July-September 25, 2020 | Tuesday-Friday
10:00am – 3:45pm (last reservation at 3:00pm)
Six (6) guests are allowed in the Gallery at a time.
All guests are required to wear a mask inside Norway House.
- $5 | General Admission
- FREE | Members of Norway House
- FREE | Children ages 12 and under
GUIDED TOURS – To be guided through the exhibit by Norway House staff or volunteers, please select the $15 add-on when scheduling.
QUESTIONS? Call Norway House during normal office hours Tuesday through Friday, 10:00am-4:00pm, 612.871.2211, or send an email to firstname.lastname@example.org with your phone number.
Click here to Schedule a Gallery Visit
Norway House Virtual Gallery Tour
On Thursday, July 2 at 5:00pm CDT, Norway House premiers an online opening. See it on YouTube here. The first and second Baldishol Inspiration prizes were awarded, chosen by nationally-recognized fiber artists Karen Searle and Carolyn Halliday. Take a virtual tour of all the pieces in the show on the Norway House site here.

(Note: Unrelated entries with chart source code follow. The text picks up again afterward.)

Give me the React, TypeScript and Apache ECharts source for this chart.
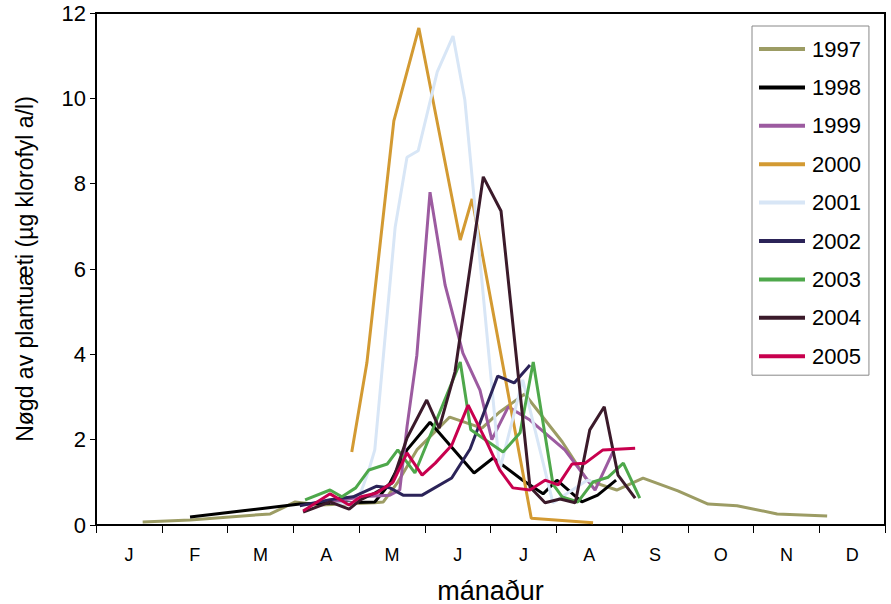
import React, { useEffect, useRef } from "react";
import * as echarts from "echarts";

const months = ["J", "F", "M", "A", "M", "J", "J", "A", "S", "O", "N", "D"];
const yTicks = [0, 2, 4, 6, 8, 10, 12];

// x = month position (0 = 1 Jan, 12 = 31 Dec), y = µg klorofyl a/l
const d1997: [number, number][] = [
  [0.71, 0.07], [1.43, 0.12], [2.65, 0.26], [3.03, 0.54], [3.41, 0.47], [4.24, 0.52], [4.37, 0.54],
  [4.58, 0.98], [4.88, 1.76], [5.38, 2.53], [5.87, 2.27], [6.14, 2.65], [6.52, 3.07], [7.09, 1.95],
  [7.47, 1.05], [7.92, 0.82], [8.32, 1.1], [8.85, 0.8], [9.31, 0.49], [9.75, 0.45], [10.36, 0.26], [11.12, 0.21],
];
const d1998: [number, number][] = [
  [1.43, 0.19], [3.1, 0.49], [4.24, 0.54], [4.47, 0.98], [4.73, 1.76], [5.08, 2.41], [5.75, 1.22],
  [6.04, 1.57], [6.49, 1.05], [6.8, 0.73], [7.01, 1.05], [7.39, 0.54], [7.63, 0.7], [7.91, 1.05],
];
const d1999: [number, number][] = [
  [3.56, 0.52], [4.02, 0.66], [4.47, 0.7], [4.62, 0.82], [4.73, 2.3], [4.88, 3.98], [5.08, 7.8],
  [5.31, 5.62], [5.58, 4.03], [5.84, 3.16], [6.02, 2.0], [6.27, 2.77], [6.6, 2.46], [7.13, 1.76],
  [7.59, 0.82], [7.86, 1.71],
];
const d2000: [number, number][] = [
  [3.89, 1.71], [4.12, 3.8], [4.53, 9.47], [4.91, 11.65], [5.54, 6.68], [5.72, 7.64], [6.62, 0.16], [7.56, 0.05],
];
const d2001: [number, number][] = [
  [3.63, 0.49], [3.97, 0.52], [4.14, 1.24], [4.24, 1.76], [4.55, 6.98], [4.73, 8.62], [4.9, 8.77],
  [5.19, 10.62], [5.43, 11.46], [5.61, 9.96], [6.14, 1.29], [6.49, 3.4], [6.95, 0.52], [7.47, 1.05], [7.59, 1.0],
];
const d2002: [number, number][] = [
  [3.1, 0.45], [3.56, 0.59], [3.91, 0.66], [4.27, 0.91], [4.47, 0.87], [4.67, 0.7], [4.96, 0.7],
  [5.41, 1.1], [5.69, 1.78], [6.11, 3.49], [6.36, 3.33], [6.6, 3.75],
];
const d2003: [number, number][] = [
  [3.18, 0.59], [3.56, 0.82], [3.74, 0.66], [3.95, 0.87], [4.15, 1.29], [4.43, 1.43], [4.59, 1.76],
  [4.85, 1.22], [5.54, 3.82], [5.7, 2.23], [6.19, 1.71], [6.45, 2.16], [6.65, 3.82], [6.95, 0.96],
  [7.09, 0.66], [7.33, 0.54], [7.56, 1.01], [7.79, 1.12], [8.02, 1.45], [8.27, 0.63],
];
const d2004: [number, number][] = [
  [3.15, 0.3], [3.56, 0.54], [3.85, 0.37], [4.02, 0.59], [4.24, 0.75], [4.5, 0.98], [4.73, 2.04],
  [5.03, 2.93], [5.22, 2.27], [5.46, 3.59], [5.89, 8.16], [6.16, 7.36], [6.6, 0.89], [6.83, 0.52],
  [7.06, 0.61], [7.29, 0.52], [7.51, 2.23], [7.73, 2.77], [7.94, 1.17], [8.2, 0.63],
];
const d2005: [number, number][] = [
  [3.15, 0.33], [3.56, 0.73], [3.85, 0.47], [4.02, 0.66], [4.27, 0.75], [4.52, 1.01], [4.73, 1.69],
  [4.96, 1.17], [5.16, 1.45], [5.41, 1.87], [5.66, 2.81], [5.95, 1.92], [6.14, 1.29], [6.34, 0.87],
  [6.6, 0.82], [6.83, 1.05], [7.03, 0.94], [7.24, 1.43], [7.44, 1.45], [7.71, 1.76], [8.2, 1.8],
];

const years = ["1997", "1998", "1999", "2000", "2001", "2002", "2003", "2004", "2005"];
const seriesData = [d1997, d1998, d1999, d2000, d2001, d2002, d2003, d2004, d2005];
const colors = ["#9c9c64", "#000000", "#9c5ba0", "#d39a32", "#d8e6f6", "#2b2358", "#4ea84b", "#3b1a2a", "#c8004e"];

const FONT = "Arial, 'Liberation Sans', sans-serif";

export default function App() {
  const ref = useRef<HTMLDivElement>(null);
  useEffect(() => {
    if (!ref.current) return;
    const chart = echarts.init(ref.current, null, { renderer: "svg" });
    chart.setOption({
      animation: false,
      backgroundColor: "#ffffff",
      grid: {
        left: 96,
        right: 6,
        top: 13,
        bottom: 79,
        outerBoundsMode: "none",
        containLabel: false,
        show: true,
        borderColor: "#000",
        borderWidth: 2,
        backgroundColor: "transparent",
      },
      legend: {
        orient: "vertical",
        left: 752,
        top: 26,
        data: years,
        icon: "rect",
        itemWidth: 46,
        itemHeight: 4,
        itemGap: 16.4,
        padding: [12, 8, 8, 7],
        borderColor: "#888",
        borderWidth: 1,
        backgroundColor: "#fff",
        textStyle: { fontFamily: FONT, fontSize: 22, color: "#000", lineHeight: 22, padding: [0, 0, 0, 2] },
      },
      xAxis: [
        {
          type: "value",
          min: 0,
          max: 12,
          show: false,
        },
        {
          type: "category",
          data: months,
          boundaryGap: true,
          position: "bottom",
          axisLine: { show: true, lineStyle: { color: "#000", width: 2 } },
          axisTick: { show: true, inside: false, length: 8, lineStyle: { color: "#000", width: 1 } },
          axisLabel: { fontFamily: FONT, fontSize: 18, color: "#000", margin: 21 },
          name: "mánaður",
          nameLocation: "middle",
          nameGap: 52,
          nameTextStyle: { fontFamily: FONT, fontSize: 27, color: "#000" },
        },
      ],
      yAxis: {
        type: "value",
        min: 0,
        max: 12,
        interval: 2,
        axisLine: { show: true, lineStyle: { color: "#000", width: 2 } },
        axisTick: { show: true, length: 6, lineStyle: { color: "#000", width: 1 } },
        axisLabel: { fontFamily: FONT, fontSize: 22, color: "#000", margin: 10, formatter: (v: number) => (yTicks.includes(v) ? String(v) : "") },
        splitLine: { show: false },
        name: "Nøgd av plantuæti (µg klorofyl a/l)",
        nameLocation: "middle",
        nameGap: 60,
        nameRotate: 90,
        nameTextStyle: { fontFamily: FONT, fontSize: 23, color: "#000" },
      },
      series: years.map((y, i) => ({
        name: y,
        type: "line",
        xAxisIndex: 0,
        data: seriesData[i],
        symbol: "none",
        color: colors[i],
        lineStyle: { color: colors[i], width: 3 },
        itemStyle: { color: colors[i] },
      })),
    });
    return () => chart.dispose();
  }, []);
  return <div ref={ref} style={{ width: 891, height: 604, position: "absolute", left: 0, top: 0 }} />;
}
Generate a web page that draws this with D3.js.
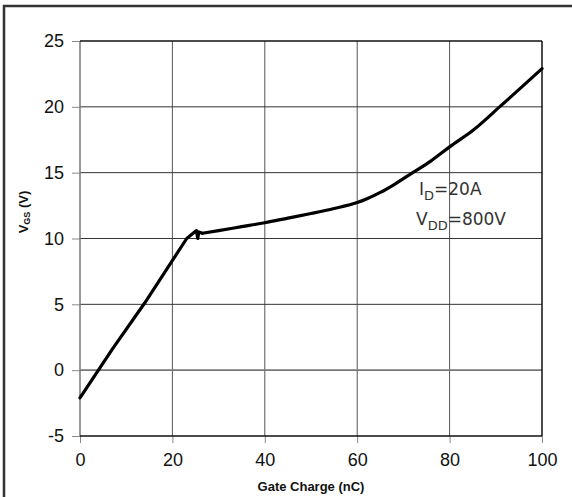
<!DOCTYPE html>
<html><head><meta charset="utf-8">
<script src="https://cdn.jsdelivr.net/npm/d3@7"></script>
<style>body{margin:0;background:#fff}svg{display:block}</style>
</head><body>
<script>
const charge = [0, 7, 14, 23.1, 25.2, 25.5, 25.7, 26.5, 30, 35, 40, 45, 50, 55, 60, 62, 65, 68, 72, 76, 80, 85, 91, 100];
const vgs    = [-2.1, 1.6, 5.1, 10, 10.6, 10.0, 10.5, 10.4, 10.6, 10.9, 11.2, 11.55, 11.9, 12.28, 12.73, 13.0, 13.5, 14.1, 15.0, 15.9, 16.96, 18.2, 20.05, 22.9];
const xTicks = [0, 20, 40, 60, 80, 100];
const yTicks = [-5, 0, 5, 10, 15, 20, 25];
const rampEnd = 7; // index where the plateau starts (points before drawn straight)

const W = 572, H = 497;
const svg = d3.select("body").append("svg").attr("width", W).attr("height", H);

// outer frame
svg.append("rect").attr("x", 4).attr("y", 6).attr("width", 580).attr("height", 520)
  .attr("fill", "none").attr("stroke", "#333").attr("stroke-width", 2.5);

const x = d3.scaleLinear().domain([0, 100]).range([80, 542]);
const y = d3.scaleLinear().domain([-5, 25]).range([436, 41]);

// grid
svg.append("g").selectAll("line").data(xTicks.slice(1, -1)).join("line")
  .attr("x1", d => x(d)).attr("x2", d => x(d)).attr("y1", y(25)).attr("y2", y(-5))
  .attr("stroke", "#555").attr("stroke-width", 1);
svg.append("g").selectAll("line").data(yTicks.slice(1, -1)).join("line")
  .attr("x1", x(0)).attr("x2", x(100)).attr("y1", d => y(d)).attr("y2", d => y(d))
  .attr("stroke", d => d === 0 ? "#777" : "#333").attr("stroke-width", d => d === 0 ? 1.6 : 1);

const fmt = d => String(d);
const tickFont = "Liberation Sans, Arial, sans-serif";

// axes
const xAxis = d3.axisBottom(x).tickValues(xTicks).tickFormat(fmt).tickSize(7).tickPadding(10);
const gx = svg.append("g").attr("transform", `translate(0,${y(-5)})`).call(xAxis);
gx.select(".domain").remove();
gx.selectAll(".tick line").attr("stroke", "#888");
gx.selectAll("text").attr("font-family", tickFont).attr("font-size", 18).attr("fill", "#111");

const yAxis = d3.axisLeft(y).tickValues(yTicks).tickFormat(fmt).tickSize(8).tickPadding(8);
const gy = svg.append("g").attr("transform", `translate(${x(0)},0)`).call(yAxis);
gy.select(".domain").remove();
gy.selectAll(".tick line").attr("stroke", "#888");
gy.selectAll("text").attr("font-family", tickFont).attr("font-size", 18).attr("fill", "#111");

// plot frame
svg.append("line").attr("x1", x(0)).attr("x2", x(0)).attr("y1", y(25)).attr("y2", y(-5)).attr("stroke", "#777").attr("stroke-width", 1.5);
svg.append("line").attr("x1", x(100)).attr("x2", x(100)).attr("y1", y(25)).attr("y2", y(-5)).attr("stroke", "#111").attr("stroke-width", 1.5);
svg.append("line").attr("x1", x(0)).attr("x2", x(100)).attr("y1", y(25)).attr("y2", y(25)).attr("stroke", "#111").attr("stroke-width", 1.5);
svg.append("line").attr("x1", x(0)).attr("x2", x(100)).attr("y1", y(-5)).attr("y2", y(-5)).attr("stroke", "#111").attr("stroke-width", 1.5);

// curve: straight ramp + smooth plateau/rise
const pts = charge.map((c, i) => [c, vgs[i]]);
const lineLin = d3.line().x(d => x(d[0])).y(d => y(d[1])).curve(d3.curveLinear);
const lineSmooth = d3.line().x(d => x(d[0])).y(d => y(d[1])).curve(d3.curveMonotoneX);
svg.append("path").datum(pts.slice(0, rampEnd + 1)).attr("d", lineLin)
  .attr("fill", "none").attr("stroke", "#000").attr("stroke-width", 3.2).attr("stroke-linejoin", "round").attr("stroke-linecap", "round");
svg.append("path").datum(pts.slice(rampEnd)).attr("d", lineSmooth)
  .attr("fill", "none").attr("stroke", "#000").attr("stroke-width", 3.2).attr("stroke-linejoin", "round").attr("stroke-linecap", "round");

// annotation
const ann = svg.append("g").attr("font-family", "DejaVu Sans, sans-serif").attr("fill", "#333");
const t1 = ann.append("text").attr("x", 419).attr("y", 195).attr("font-size", 17);
t1.append("tspan").text("I");
t1.append("tspan").attr("font-size", 13).attr("dy", 5).text("D");
t1.append("tspan").attr("dy", -5).text("=20A");
const t2 = ann.append("text").attr("x", 416).attr("y", 225).attr("font-size", 17);
t2.append("tspan").text("V");
t2.append("tspan").attr("font-size", 13).attr("dy", 5).text("DD");
t2.append("tspan").attr("dy", -5).text("=800V");

// axis titles
svg.append("text").attr("x", 311).attr("y", 491).attr("text-anchor", "middle")
  .attr("font-family", tickFont).attr("font-weight", "bold").attr("font-size", 13)
  .attr("fill", "#111").text("Gate Charge (nC)");
const yl = svg.append("text").attr("transform", "translate(28,212) rotate(-90)").attr("text-anchor", "middle")
  .attr("font-family", tickFont).attr("font-weight", "bold").attr("font-size", 13).attr("fill", "#111");
yl.append("tspan").text("V");
yl.append("tspan").attr("font-size", 9).attr("dy", 2).text("GS");
yl.append("tspan").attr("dy", -2).text(" (V)");
</script>
</body></html>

Look for the link on the Norway House YouTube Channel and on the Norway House site. Also, follow Norway House on Instagram and Facebook to stay in the know.
On Tuesday, June 30, we did some filming with the judges in the gallery and then the first visitor came! It was a young man who followed up on a Norway House email. He said he just needed to get out and see some art. Because I was there, I gave him a tour. He was blown away by the individual pieces and the variety and beauty in the exhibit as a whole. Here are some gallery shots.
And here’s a funny thing. Lisa Torvik wove a wonderful linen transparency depicting herself and her husband. In one hand the Lisa-figure holds a shuttle. I got that. In the other–what? The first visitor to the gallery asked, but I didn’t know what was draped on her other hand. The next hour one of the artists, Laurie Bushbaum, and two of her friends visited the show. Again, they asked me. One of her friends, a Norwegian, said she was going to contact her relative in Norway to find out what the image might be–some sort of textile tool? Wait, I said, I’ll just call Lisa. Mystery solved! It’s a keyboard and mouse!